Allium sativum

Garlic with scape & bulbil
2010
Allium sativum
The genus Allium, from the Latin for garlic, includes several pungent bulbous plants—leeks, onions, chives. The garlic plant has a long folk history. Its use has been recorded in Vedic times, across cultures from ancient China to Egypt. It was believed to ward off diseases and infections and to confer strength. Garlic has had wide recognition for its fungicidal, germicidal, antiseptic and tonic uses wherever it is grown.

The flowers, leaves, root and seed of the garlic are all edible, but it is the bulb which has been in longest use for its culinary, healthful and medicinal properties. And let’s not forget that garlic was also thought to repel evil spirits and vampires!

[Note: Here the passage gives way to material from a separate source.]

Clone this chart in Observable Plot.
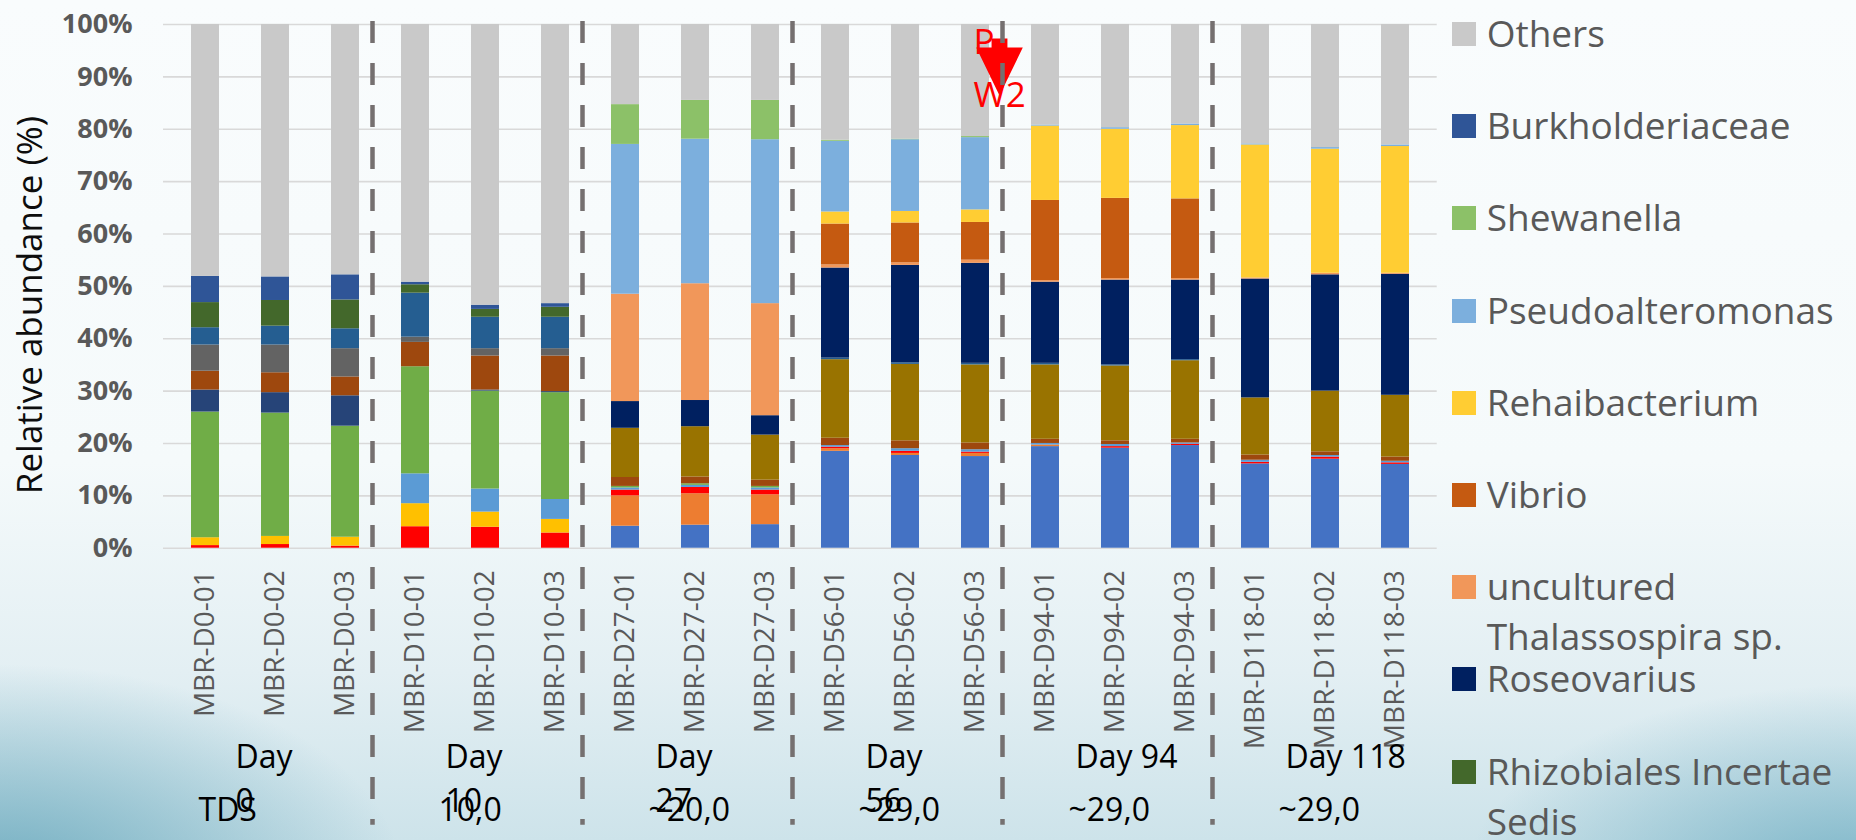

I have painted leeks and onions and also garlic before, so admittedly I’m beguiled by the Allium family. To procure this particular specimen I had to request a local grower at our Farmers’ Market to save a plant with the scape & bulbil in tact and as much of the soil around the roots as she could. After several wasted trips (because the plants had not developed their eagerly awaited features) & weeks of impatience when I finally brought the plant home I immersed the bulb in water and very tenderly shook the soil away from the roots so they were uninjured by the trauma. Why all this fuss? Well, I have a strong aversion to roots being portrayed with abrupt endings—like a really bad haircut! Hence the couple of hours spent spraying and rinsing.

There is real pleasure in taking a common kitchen staple and telling its story from its beginnings to tail ends, detailing the familiar and the less well known elements. The minuscule florets and the tiny garlic pearls at the end of the scape (the part that farmers dispose of so the bulb underground grows bigger and turns commercially viable), were a delight to behold and portray. I was riveted by the changing leaves that started off pliant in youthful shades of jade and emerald, drying gradually into coral and jasper; the bulbil breaking free of its turban shaped papery enclosure; the roots so thirsty when no longer earth-bound, exposed to air; the scape doing its sinuous serpentine dance to music inaudible to human ears.

And just in case you were wondering, no vampires came calling!